A trois cents mètres de la ligne, l’issue est inéluctable. Planté sur la route, Dietz voit Jalabert fondre sur lui au sprint. La victoire s’envole lentement mais sûrement au-dessus des épaules de l’Allemand, affalé sur sa machine, au bout de son effort. C’est alors que se produit l’impensable : Laurent Jalabert, qui a une nouvelle étape à portée de main dans cette Vuelta qu’il écrase, ralentit l’allure au lieu de déposer son adversaire.

Et Jalabert se porte à la hauteur de Dietz…

A moins de 200 mètres de la ligne, il rejoint Dietz non sans s’être retourné au préalable pour mesurer l’écart avec le petit groupe qui fond sur eux. Le Français monte alors à la hauteur de l’Allemand et lui glisse des mots, l’encourageant à jeter tout ce qu’il lui reste de force car derrière, ils reviennent. Dietz comprend alors que Jalabert ne cherche pas à gagner, qu’il lui ouvre au contraire la route. L’Allemand écoute les injonctions du leader de la Once pour sprinter comme il peut vers la ligne. A moins de 50 mètres de la ligne, Dietz se rassoit, il n’en peut plus. Il jette toute ce qu’il peut d’énergie dans son coup de pédale, et franchit la ligne en premier, sans même lever les bras tellement il est épuisé. Derrière Laurent Jalabert termine deuxième, alors qu’Abraham Olano revient sur eux en trombe et finit à deux secondes. Sans l’aide du champion français, Bert Dietz le sans-grade n’aurait probablement pas trouvé les ressources pour aller gagner l’étape.

« Je voudrais vraiment remercier Laurent Jalabert »

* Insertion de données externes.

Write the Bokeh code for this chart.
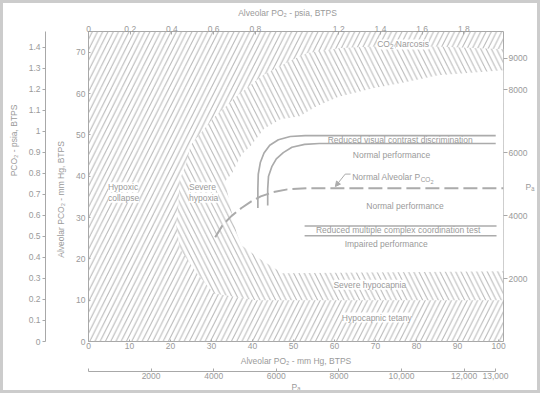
from bokeh.plotting import figure
from bokeh.models import Range1d, LinearAxis, FixedTicker, Label, Arrow, NormalHead, Title
from bokeh.embed import file_html
from bokeh.resources import INLINE

# ---------------- data ----------------
PO2_MAX = 101.2          # mm Hg at right frame edge
PCO2_MAX = 75.0          # mm Hg at top frame edge
PSIA_TOP_MAX = 1.99      # psia at right frame edge (top scale)
PSIA_LEFT_MAX = 1.475    # psia at top frame edge (outer left scale)
PA_RIGHT_MAX = 9850      # Pa at top frame edge (right scale)
PA_BOTTOM_MAX = 13258    # Pa at right frame edge (bottom scale)
PA_BOTTOM_END = 13000
PA_RIGHT_TITLE_AT = 4900  # the right-hand "Pa" title sits at this height of its scale

po2_ticks = [0, 10, 20, 30, 40, 50, 60, 70, 80, 90, 100]
pco2_ticks = [0, 10, 20, 30, 40, 50, 60, 70]
psia_top_ticks = [0, 0.2, 0.4, 0.6, 0.8, 1.2, 1.4, 1.6, 1.8]
psia_left_ticks = [0, 0.1, 0.2, 0.3, 0.4, 0.5, 0.6, 0.7, 0.8, 0.9, 1.0, 1.1, 1.2, 1.3, 1.4]
pa_right_ticks = [2000, 4000, 6000, 8000, 9000]
pa_bottom_ticks = [0, 2000, 4000, 6000, 8000, 10000, 12000, 13000]
pa_bottom_labels = {0: "", 10000: "10,000", 12000: "12,000", 13000: "13,000"}

title_top = "Alveolar PO\u2082 - psia, BTPS"
title_left_outer = "PCO\u2082 - psia, BTPS"
title_left_inner = "Alveolar PCO\u2082 - mm Hg, BTPS"
title_bottom = "Alveolar PO\u2082 - mm Hg, BTPS"
title_pa = "P\u2090"

# outer edge of the "severe" band (hatched \\), PO2 / PCO2 in mm Hg
severe_po2 = [101.2, 85.3, 69.4, 61.5, 53.4, 49.2, 42.6, 36.4, 30.4, 24.9, 23.8, 22.3,
              21.9, 21.4, 22.3, 26.6, 30.6, 40.9, 101.2]
severe_pco2 = [70.7, 71.4, 71.4, 71.0, 69.8, 67.9, 64.5, 59.6, 54.0, 47.5, 42.8, 39.3,
               32.8, 28.2, 22.4, 16.3, 11.6, 10.0, 10.0]
# unhatched (tolerable) region
safe_po2 = [101.2, 85.3, 77.2, 69.4, 61.0, 55.6, 51.5, 46.8, 42.8, 39.7, 37.3, 34.9,
            33.3, 34.7, 36.1, 37.3, 41.6, 47.3, 101.2]
safe_pco2 = [65.6, 64.4, 62.7, 61.3, 59.2, 56.9, 54.5, 53.8, 51.5, 47.5, 45.2, 40.5,
             38.8, 32.2, 26.3, 23.3, 20.1, 16.5, 17.0]
# reduced visual contrast discrimination (double line)
vis_outer_po2 = [41.3, 41.3, 41.4, 41.9, 42.8, 44.2, 46.3, 49.2, 52.8, 99.3]
vis_outer_pco2 = [32.3, 36.9, 40.5, 43.3, 45.6, 47.5, 48.8, 49.6, 49.8, 49.8]
vis_inner_po2 = [43.7, 43.7, 43.9, 44.7, 45.8, 47.5, 49.6, 52.7, 56.3, 99.3]
vis_inner_pco2 = [32.9, 36.9, 40.0, 42.3, 44.2, 45.7, 47.0, 47.7, 47.9, 47.9]
# normal alveolar PCO2 (dashed)
norm_po2 = [30.9, 32.8, 34.9, 37.3, 39.7, 42.0, 44.9, 48.5, 53.2, 101.2]
norm_pco2 = [25.2, 28.3, 30.4, 32.3, 33.9, 35.1, 36.1, 36.8, 37.1, 37.1]
# reduced multiple complex coordination test (double line)
coord_po2 = [52.7, 99.5]
coord_upper_pco2 = [27.96, 27.96]
coord_lower_pco2 = [25.6, 25.6]
# leader of the "Normal Alveolar PCO2" label
leader_po2 = [63.9, 62.6]
leader_pco2 = [40.5, 40.5]
leader_tip = (60.2, 37.5)

# ---------------- styling ----------------
FONT = "Liberation Sans"
TXT = "#9a9a9a"
LN = "#ababab"
HATCH = "#b5b5b5"
FRAME = "#a8a8a8"
FS = 8.5

W, H = 540, 393          # outer size, including the 3px border
BORDER = 3
WC, HC = W - 2 * BORDER, H - 2 * BORDER   # drawing canvas
FL, FT, FW, FH = 80, 28, 414, 304

p = figure(width=W, height=H, x_range=Range1d(0, PO2_MAX), y_range=Range1d(0, PCO2_MAX),
           x_axis_type=None, y_axis_type=None, output_backend="svg", toolbar_location=None,
           min_border_left=FL, min_border_right=WC - FL - FW, min_border_top=FT,
           min_border_bottom=HC - FT - FH)
p.styles = {"border": f"{BORDER}px solid #cccccc"}
p.outline_line_color = FRAME
p.outline_line_width = 1
p.background_fill_color = "white"
p.border_fill_color = "white"

p.extra_x_ranges = {"psia_top": Range1d(0, PSIA_TOP_MAX), "pa_bottom": Range1d(0, PA_BOTTOM_MAX)}
p.extra_y_ranges = {"psia_left": Range1d(0, PSIA_LEFT_MAX), "pa_right": Range1d(0, PA_RIGHT_MAX)}

AW = {' ': 278, '-': 333, ',': 278, '.': 278, 'A': 667, 'B': 667, 'C': 722, 'D': 722, 'E': 667,
      'F': 611, 'G': 778, 'H': 722, 'I': 278, 'N': 722, 'O': 778, 'P': 667, 'R': 722, 'S': 667,
      'T': 611, 'a': 556, 'b': 556, 'c': 500, 'd': 556, 'e': 556, 'f': 278, 'g': 556, 'h': 556,
      'i': 222, 'k': 500, 'l': 222, 'm': 833, 'n': 556, 'o': 556, 'p': 556, 'r': 333, 's': 500,
      't': 278, 'u': 556, 'v': 500, 'x': 500, 'y': 500, '\u2082': 380, '\u2090': 380}


def tw(s, size):
    return sum(AW.get(c, 556) for c in s) * size / 1000.0


def style(ax):
    ax.major_label_text_font = FONT
    ax.major_label_text_font_size = f"{FS}px"
    ax.major_label_text_color = TXT
    ax.major_tick_line_color = FRAME
    ax.minor_tick_line_color = None
    ax.axis_label_text_font_size = f"{FS}px"
    ax.axis_label_text_font = FONT
    ax.axis_label_text_color = TXT
    ax.axis_label_text_font_style = "normal"
    return ax


def side_title(text, align, offset, standoff, valign):
    return Title(text=text, align=align, offset=offset, standoff=standoff, vertical_align=valign,
                 text_font=FONT, text_font_size=f"{FS}px", text_color=TXT,
                 text_font_style="normal")


# ---- left: mm Hg axis, its title, psia axis, its title ----
ax_l1 = style(LinearAxis(ticker=FixedTicker(ticks=pco2_ticks), major_tick_in=2, major_tick_out=0,
                         major_label_standoff=3, axis_line_color=None))
p.add_layout(ax_l1, "left")
c_inner = 190.0      # canvas y of the title centre
p.add_layout(side_title(title_left_inner, "left",
                        (FT + FH) - (c_inner + tw(title_left_inner, FS) / 2), 16, "bottom"), "left")
ax_l2 = style(LinearAxis(y_range_name="psia_left", ticker=FixedTicker(ticks=psia_left_ticks),
                         major_label_overrides={0: "0"}, major_tick_in=0, major_tick_out=3,
                         major_label_standoff=2, axis_line_color=FRAME))
p.add_layout(ax_l2, "left")
c_outer = 131.0
p.add_layout(side_title(title_left_outer, "left",
                        (FT + FH) - (c_outer + tw(title_left_outer, FS) / 2), 10, "top"), "left")

# ---- top ----
ax_t = style(LinearAxis(x_range_name="psia_top", ticker=FixedTicker(ticks=psia_top_ticks),
                        major_label_overrides={0: "0"}, major_tick_in=3, major_tick_out=0,
                        major_label_standoff=0, axis_line_color=None))
p.add_layout(ax_t, "above")
c_top = 279.0
p.add_layout(side_title(title_top, "left", c_top - tw(title_top, FS) / 2 - FL, 6, "top"), "above")

# ---- right ----
ax_r = style(LinearAxis(y_range_name="pa_right", ticker=FixedTicker(ticks=pa_right_ticks),
                        major_tick_in=0, major_tick_out=4, major_label_standoff=1,
                        axis_line_color=None))
p.add_layout(ax_r, "right")
ax_r2 = style(LinearAxis(y_range_name="pa_right", ticker=FixedTicker(ticks=[PA_RIGHT_TITLE_AT]),
                         major_label_overrides={PA_RIGHT_TITLE_AT: title_pa},
                         major_tick_in=0, major_tick_out=0, major_label_standoff=-5,
                         axis_line_color=None))
ax_r2.major_tick_line_color = None
p.add_layout(ax_r2, "right")

# ---- bottom ----
ax_b1 = style(LinearAxis(ticker=FixedTicker(ticks=po2_ticks), major_tick_in=2, major_tick_out=0,
                         major_label_standoff=1, axis_line_color=None))
p.add_layout(ax_b1, "below")
p.add_layout(side_title(title_bottom, "center", 0, 8, "top"), "below")
ax_b2 = style(LinearAxis(x_range_name="pa_bottom", ticker=FixedTicker(ticks=pa_bottom_ticks),
                         bounds=(0, PA_BOTTOM_END), major_label_overrides=pa_bottom_labels,
                         major_tick_in=3, major_tick_out=0, major_label_standoff=1,
                         axis_line_color=FRAME, axis_label=title_pa, axis_label_standoff=0))
p.add_layout(ax_b2, "below")

# ---------------- hatched regions ----------------
p.quad(left=[0], right=[PO2_MAX], bottom=[0], top=[PCO2_MAX], fill_color=None, line_color=None,
       hatch_pattern="/", hatch_scale=10.5, hatch_color=HATCH, hatch_weight=1)
p.patch(severe_po2, severe_pco2, fill_color="white", line_color=None,
        hatch_pattern="\\", hatch_scale=10.5, hatch_color=HATCH, hatch_weight=1)
p.patch(safe_po2, safe_pco2, fill_color="white", line_color=None)

# ---------------- curves ----------------
p.line(vis_outer_po2, vis_outer_pco2, line_color=LN, line_width=1.7)
p.line(vis_inner_po2, vis_inner_pco2, line_color=LN, line_width=1.7)
p.line(norm_po2, norm_pco2, line_color=LN, line_width=2, line_dash="14 5")
p.line(coord_po2, coord_upper_pco2, line_color=LN, line_width=1.5)
p.line(coord_po2, coord_lower_pco2, line_color=LN, line_width=1.5)
p.line(leader_po2, leader_pco2, line_color=LN, line_width=1)
p.add_layout(Arrow(end=NormalHead(size=5, fill_color=LN, line_color=LN),
                   x_start=leader_po2[-1], y_start=leader_pco2[-1],
                   x_end=leader_tip[0], y_end=leader_tip[1], line_color=LN, line_width=1))

# ---------------- in-plot texts ----------------
SIZES = {0: FS, 1: 6.5, 2: 5.5}
DROPS = {0: 0.0, 1: 2.5, 2: 4.5}


def rich(x, y, parts, align="center", bg=None):
    total = sum(tw(t, SIZES[l]) for t, l in parts)
    pos = -total / 2 if align == "center" else 0.0
    for t, l in parts:
        lead = len(t) - len(t.lstrip(" "))
        pos += tw(" " * lead, SIZES[l])
        t = t.lstrip(" ")
        p.add_layout(Label(x=x, y=y, x_offset=pos, y_offset=-3 - DROPS[l], text=t,
                           text_font=FONT, text_font_size=f"{SIZES[l]}px", text_color=TXT,
                           text_align="left", text_baseline="alphabetic",
                           background_fill_color=bg))
        pos += tw(t, SIZES[l])


rich(76.7, 72.6, [("CO", 0), ("2", 1), (" Narcosis", 0)], bg="white")
rich(64.3, 40.5, [("Normal Alveolar P", 0), ("CO", 1), ("2", 2)], align="left")

plain = [
    ("Reduced visual contrast discrimination", 76.0, 48.8, "center", None),
    ("Normal performance", 73.9, 45.2, "center", None),
    ("Normal performance", 77.2, 32.7, "center", None),
    ("Reduced multiple complex coordination test", 75.5, 26.9, "center", None),
    ("Impaired performance", 72.6, 23.6, "center", None),
    ("Severe hypocapnia", 68.6, 13.7, "center", "white"),
    ("Hypocapnic tetany", 70.3, 5.8, "center", "white"),
    ("Hypoxic", 4.75, 37.3, "left", "white"),
    ("collapse", 4.75, 34.8, "left", "white"),
    ("Severe", 24.5, 37.3, "left", "white"),
    ("hypoxia", 24.5, 34.8, "left", "white"),
]
for t, x, y, al, bg in plain:
    p.add_layout(Label(x=x, y=y, text=t, text_font=FONT, text_font_size=f"{FS}px",
                       text_color=TXT, text_align=al, text_baseline="middle",
                       background_fill_color=bg))

open("out.html", "w").write(file_html(p, INLINE))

Ce jour-là, le Français a prouvé qu’il y avait parfois plus grand que la victoire. Aujourd’hui, son geste reste gravé dans son histoire personnelle autant que ses plus prestigieux succès. A l’arrivée, Dietz s’effondre, soutenu par les soigneurs de l’équipe Telekom. Il est quasiment porté jusqu’au podium. Assailli par les journalistes, il trouve juste la force de marmonner : « Je voudrais vraiment remercier Laurent Jalabert. J’ai eu une terrible défaillance dans les derniers kilomètres. Je crois bien que si cela n’avait pas été Laurent Jalabert, je n’aurais pas accepté un tel cadeau ». Telle est la beauté de l’effort cycliste, quand il révèle son humanité.